:: Given data ::
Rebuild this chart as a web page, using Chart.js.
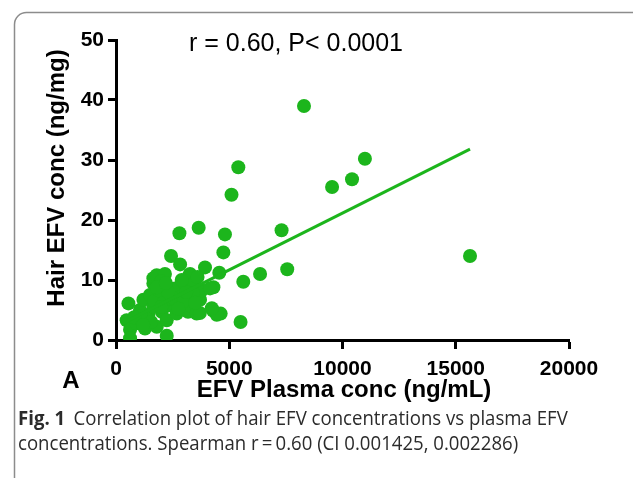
<!DOCTYPE html>
<html>
<head>
  <meta http-equiv="content-type" content="text/html; charset=utf-8"/>
  <script src="https://cdn.jsdelivr.net/npm/chart.js@4.4.0/dist/chart.umd.min.js"></script>
  <style>
    body { margin: 0; background: #fff; }
    #wrap { width: 633px; height: 478px; }
  </style>
</head>
<body>
<div id="wrap"><canvas id="chart" width="633" height="478"></canvas></div>

<script>
    // plasma EFV (ng/mL) vs hair EFV (ng/mg)
    const plasmaConc = [
        8300, 5400, 5100, 9540, 10420, 10990, 15630, 7310, 7560, 6360, 5620, 5500,
        4810, 4740, 3650, 2800, 2430, 2830, 3930, 4560, 4300, 4280, 4620, 4450,
        550, 470, 620, 620, 900, 1060, 1210, 1280, 1430, 1650, 1650, 1650, 1800, 1800,
        1940, 2020, 2160, 2240, 2240, 2380, 2600, 2680, 2900, 3050, 3180, 3240, 3270,
        3270, 3410, 3560, 3710, 3780, 4150, 4230, 3700, 1500, 1700, 1900, 2000, 2100,
        1350, 1100, 2500, 2300, 3000, 3400, 3600, 2750, 1550, 2000, 800, 1200, 1800,
        2200, 3100, 2900, 3500
    ];
    const hairConc = [
        39.0, 28.8, 24.2, 25.5, 26.8, 30.2, 14.0, 18.3, 11.8, 11.0, 9.7, 3.0,
        17.6, 14.6, 18.7, 17.8, 14.0, 12.6, 12.1, 11.2, 8.8, 4.9, 4.4, 4.2,
        6.1, 3.3, 1.7, 0.3, 2.8, 5.0, 6.7, 1.9, 4.2, 9.4, 5.6, 10.3, 10.8, 2.2,
        7.2, 4.7, 11.0, 0.7, 3.3, 5.8, 8.6, 4.4, 7.2, 9.2, 4.7, 10.8, 11.0,
        5.8, 9.4, 4.4, 6.7, 8.3, 8.6, 5.3, 4.5, 7.5, 6.5, 8.3, 9.8, 6.2,
        3.5, 4.0, 7.0, 8.0, 6.5, 7.8, 10.5, 5.2, 3.0, 5.5, 3.8, 2.5, 8.8,
        9.5, 8.0, 10.0, 6.2
    ];
    // fitted line end points
    const fitX = [470, 15630];
    const fitY = [3.1, 31.8];

    const xTicks = [0, 5000, 10000, 15000, 20000];
    const yTicks = [0, 10, 20, 30, 40, 50];

    const green = 'rgb(28,181,28)';
    const bold = 'bold 24px "Liberation Sans", Arial, sans-serif';

    Chart.defaults.font.family = '"Liberation Sans", Arial, sans-serif';
    Chart.defaults.color = '#000';

    const textPlugin = {
        id: 'texts',
        afterDraw(chart) {
            const ctx = chart.ctx;
            ctx.save();

            // rounded frame around the figure
            ctx.strokeStyle = '#8c8c8c';
            ctx.lineWidth = 1.5;
            ctx.beginPath();
            ctx.roundRect(14.5, 12.5, 700, 600, 12);
            ctx.stroke();

            ctx.fillStyle = '#000';
            ctx.textAlign = 'center';
            ctx.textBaseline = 'middle';

            ctx.font = '25px "Liberation Sans", Arial, sans-serif';
            ctx.fillText('r = 0.60, P< 0.0001', 296, 44);

            ctx.font = bold;
            ctx.fillText('EFV Plasma conc (ng/mL)', 344, 390);
            ctx.fillText('A', 71, 381);

            ctx.save();
            ctx.translate(57, 178);
            ctx.rotate(-Math.PI / 2);
            ctx.fillText('Hair EFV conc (ng/mg)', 0, 0);
            ctx.restore();

            // caption, squeezed a little to match the narrow journal font
            const cap = '"Open Sans", "Noto Sans", sans-serif';
            ctx.fillStyle = '#2b2b2b';
            ctx.textAlign = 'left';
            ctx.textBaseline = 'alphabetic';
            const sx = 0.93;
            ctx.save();
            ctx.scale(sx, 1);
            ctx.font = 'bold 20px ' + cap;
            ctx.fillText('Fig. 1', 18 / sx, 425);
            const w = ctx.measureText('Fig. 1').width;
            ctx.font = '20px ' + cap;
            ctx.fillText('Correlation plot of hair EFV concentrations vs plasma EFV', 18 / sx + w + 9, 425);
            ctx.fillText('concentrations. Spearman r\u2009=\u20090.60 (CI 0.001425, 0.002286)', 18 / sx, 450);
            ctx.restore();

            ctx.restore();
        }
    };

    new Chart(document.getElementById('chart'), {
        type: 'scatter',
        data: {
            datasets: [{
                type: 'line',
                data: fitX.map((x, i) => ({x: x, y: fitY[i]})),
                borderColor: green,
                borderWidth: 3,
                pointRadius: 0,
                fill: false
            }, {
                data: plasmaConc.map((x, i) => ({x: x, y: hairConc[i]})),
                backgroundColor: green,
                borderWidth: 0,
                pointRadius: 7
            }]
        },
        options: {
            responsive: false,
            animation: false,
            events: [],
            layout: {padding: {left: 0, right: 64, top: 40, bottom: 0}},
            plugins: {legend: {display: false}, tooltip: {enabled: false}},
            scales: {
                x: {
                    type: 'linear', min: 0, max: 20000,
                    afterBuildTicks: s => { s.ticks = xTicks.map(v => ({value: v})); },
                    afterFit: s => { s.height = 138; },
                    ticks: {font: {size: 21, weight: 'bold'}, color: '#000', padding: 8, maxRotation: 0,
                        callback: v => String(v)},
                    grid: {drawOnChartArea: false, drawTicks: true, tickLength: 9, tickWidth: 3, tickColor: '#000'},
                    border: {color: '#000', width: 3}
                },
                y: {
                    type: 'linear', min: 0, max: 50,
                    afterBuildTicks: s => { s.ticks = yTicks.map(v => ({value: v})); },
                    afterFit: s => { s.width = 116; },
                    ticks: {font: {size: 21, weight: 'bold'}, color: '#000', padding: 4,
                        callback: v => String(v)},
                    grid: {drawOnChartArea: false, drawTicks: true, tickLength: 8, tickWidth: 3, tickColor: '#000'},
                    border: {color: '#000', width: 3}
                }
            }
        },
        plugins: [textPlugin]
    });
</script>
</body>
</html>
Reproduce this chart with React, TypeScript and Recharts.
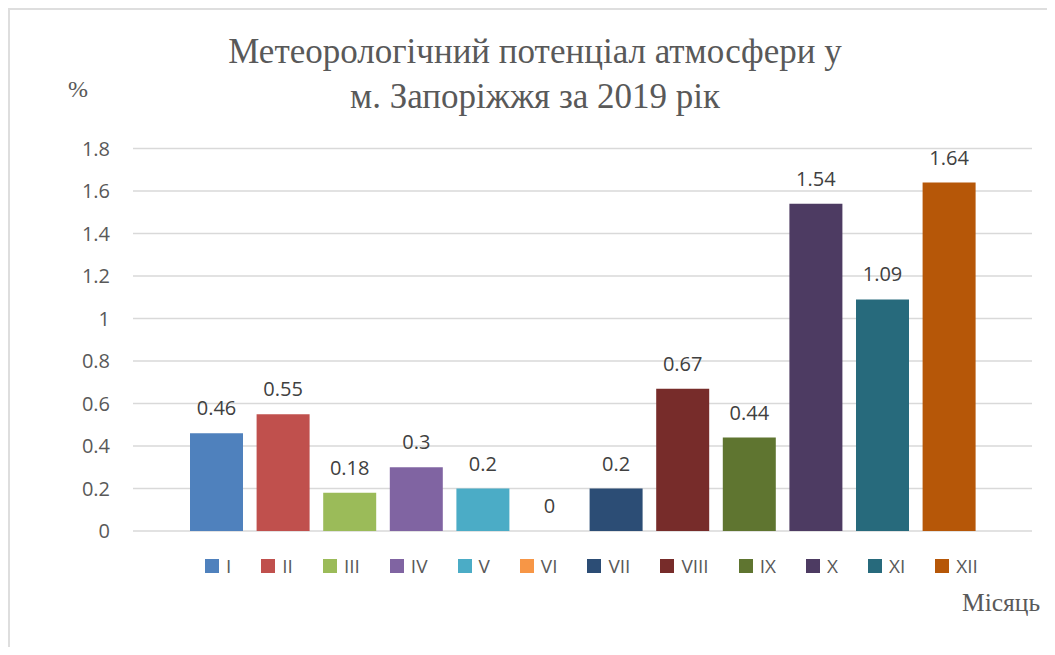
:::
> **What you should do**:
Omit pictures; set down the rest of the material word for word.

> **Solved exercise**:
Rebuild this chart as a web page, using Chart.js.
<!DOCTYPE html>
<html>
<head>
  <meta http-equiv="content-type" content="text/html; charset=utf-8"/>
  <script src="https://cdn.jsdelivr.net/npm/chart.js@4.4.0/dist/chart.umd.min.js"></script>
  <style>
    body { margin: 0; background: #fff; }
    #wrap { width: 633px; height: 478px; }
  </style>
</head>
<body>
<div id="wrap"><canvas id="chart" width="633" height="478"></canvas></div>

<script>
    // plasma EFV (ng/mL) vs hair EFV (ng/mg)
    const plasmaConc = [
        8300, 5400, 5100, 9540, 10420, 10990, 15630, 7310, 7560, 6360, 5620, 5500,
        4810, 4740, 3650, 2800, 2430, 2830, 3930, 4560, 4300, 4280, 4620, 4450,
        550, 470, 620, 620, 900, 1060, 1210, 1280, 1430, 1650, 1650, 1650, 1800, 1800,
        1940, 2020, 2160, 2240, 2240, 2380, 2600, 2680, 2900, 3050, 3180, 3240, 3270,
        3270, 3410, 3560, 3710, 3780, 4150, 4230, 3700, 1500, 1700, 1900, 2000, 2100,
        1350, 1100, 2500, 2300, 3000, 3400, 3600, 2750, 1550, 2000, 800, 1200, 1800,
        2200, 3100, 2900, 3500
    ];
    const hairConc = [
        39.0, 28.8, 24.2, 25.5, 26.8, 30.2, 14.0, 18.3, 11.8, 11.0, 9.7, 3.0,
        17.6, 14.6, 18.7, 17.8, 14.0, 12.6, 12.1, 11.2, 8.8, 4.9, 4.4, 4.2,
        6.1, 3.3, 1.7, 0.3, 2.8, 5.0, 6.7, 1.9, 4.2, 9.4, 5.6, 10.3, 10.8, 2.2,
        7.2, 4.7, 11.0, 0.7, 3.3, 5.8, 8.6, 4.4, 7.2, 9.2, 4.7, 10.8, 11.0,
        5.8, 9.4, 4.4, 6.7, 8.3, 8.6, 5.3, 4.5, 7.5, 6.5, 8.3, 9.8, 6.2,
        3.5, 4.0, 7.0, 8.0, 6.5, 7.8, 10.5, 5.2, 3.0, 5.5, 3.8, 2.5, 8.8,
        9.5, 8.0, 10.0, 6.2
    ];
    // fitted line end points
    const fitX = [470, 15630];
    const fitY = [3.1, 31.8];

    const xTicks = [0, 5000, 10000, 15000, 20000];
    const yTicks = [0, 10, 20, 30, 40, 50];

    const green = 'rgb(28,181,28)';
    const bold = 'bold 24px "Liberation Sans", Arial, sans-serif';

    Chart.defaults.font.family = '"Liberation Sans", Arial, sans-serif';
    Chart.defaults.color = '#000';

    const textPlugin = {
        id: 'texts',
        afterDraw(chart) {
            const ctx = chart.ctx;
            ctx.save();

            // rounded frame around the figure
            ctx.strokeStyle = '#8c8c8c';
            ctx.lineWidth = 1.5;
            ctx.beginPath();
            ctx.roundRect(14.5, 12.5, 700, 600, 12);
            ctx.stroke();

            ctx.fillStyle = '#000';
            ctx.textAlign = 'center';
            ctx.textBaseline = 'middle';

            ctx.font = '25px "Liberation Sans", Arial, sans-serif';
            ctx.fillText('r = 0.60, P< 0.0001', 296, 44);

            ctx.font = bold;
            ctx.fillText('EFV Plasma conc (ng/mL)', 344, 390);
            ctx.fillText('A', 71, 381);

            ctx.save();
            ctx.translate(57, 178);
            ctx.rotate(-Math.PI / 2);
            ctx.fillText('Hair EFV conc (ng/mg)', 0, 0);
            ctx.restore();

            // caption, squeezed a little to match the narrow journal font
            const cap = '"Open Sans", "Noto Sans", sans-serif';
            ctx.fillStyle = '#2b2b2b';
            ctx.textAlign = 'left';
            ctx.textBaseline = 'alphabetic';
            const sx = 0.93;
            ctx.save();
            ctx.scale(sx, 1);
            ctx.font = 'bold 20px ' + cap;
            ctx.fillText('Fig. 1', 18 / sx, 425);
            const w = ctx.measureText('Fig. 1').width;
            ctx.font = '20px ' + cap;
            ctx.fillText('Correlation plot of hair EFV concentrations vs plasma EFV', 18 / sx + w + 9, 425);
            ctx.fillText('concentrations. Spearman r\u2009=\u20090.60 (CI 0.001425, 0.002286)', 18 / sx, 450);
            ctx.restore();

            ctx.restore();
        }
    };

    new Chart(document.getElementById('chart'), {
        type: 'scatter',
        data: {
            datasets: [{
                type: 'line',
                data: fitX.map((x, i) => ({x: x, y: fitY[i]})),
                borderColor: green,
                borderWidth: 3,
                pointRadius: 0,
                fill: false
            }, {
                data: plasmaConc.map((x, i) => ({x: x, y: hairConc[i]})),
                backgroundColor: green,
                borderWidth: 0,
                pointRadius: 7
            }]
        },
        options: {
            responsive: false,
            animation: false,
            events: [],
            layout: {padding: {left: 0, right: 64, top: 40, bottom: 0}},
            plugins: {legend: {display: false}, tooltip: {enabled: false}},
            scales: {
                x: {
                    type: 'linear', min: 0, max: 20000,
                    afterBuildTicks: s => { s.ticks = xTicks.map(v => ({value: v})); },
                    afterFit: s => { s.height = 138; },
                    ticks: {font: {size: 21, weight: 'bold'}, color: '#000', padding: 8, maxRotation: 0,
                        callback: v => String(v)},
                    grid: {drawOnChartArea: false, drawTicks: true, tickLength: 9, tickWidth: 3, tickColor: '#000'},
                    border: {color: '#000', width: 3}
                },
                y: {
                    type: 'linear', min: 0, max: 50,
                    afterBuildTicks: s => { s.ticks = yTicks.map(v => ({value: v})); },
                    afterFit: s => { s.width = 116; },
                    ticks: {font: {size: 21, weight: 'bold'}, color: '#000', padding: 4,
                        callback: v => String(v)},
                    grid: {drawOnChartArea: false, drawTicks: true, tickLength: 8, tickWidth: 3, tickColor: '#000'},
                    border: {color: '#000', width: 3}
                }
            }
        },
        plugins: [textPlugin]
    });
</script>
</body>
</html>
Reproduce this chart with React, TypeScript and Recharts.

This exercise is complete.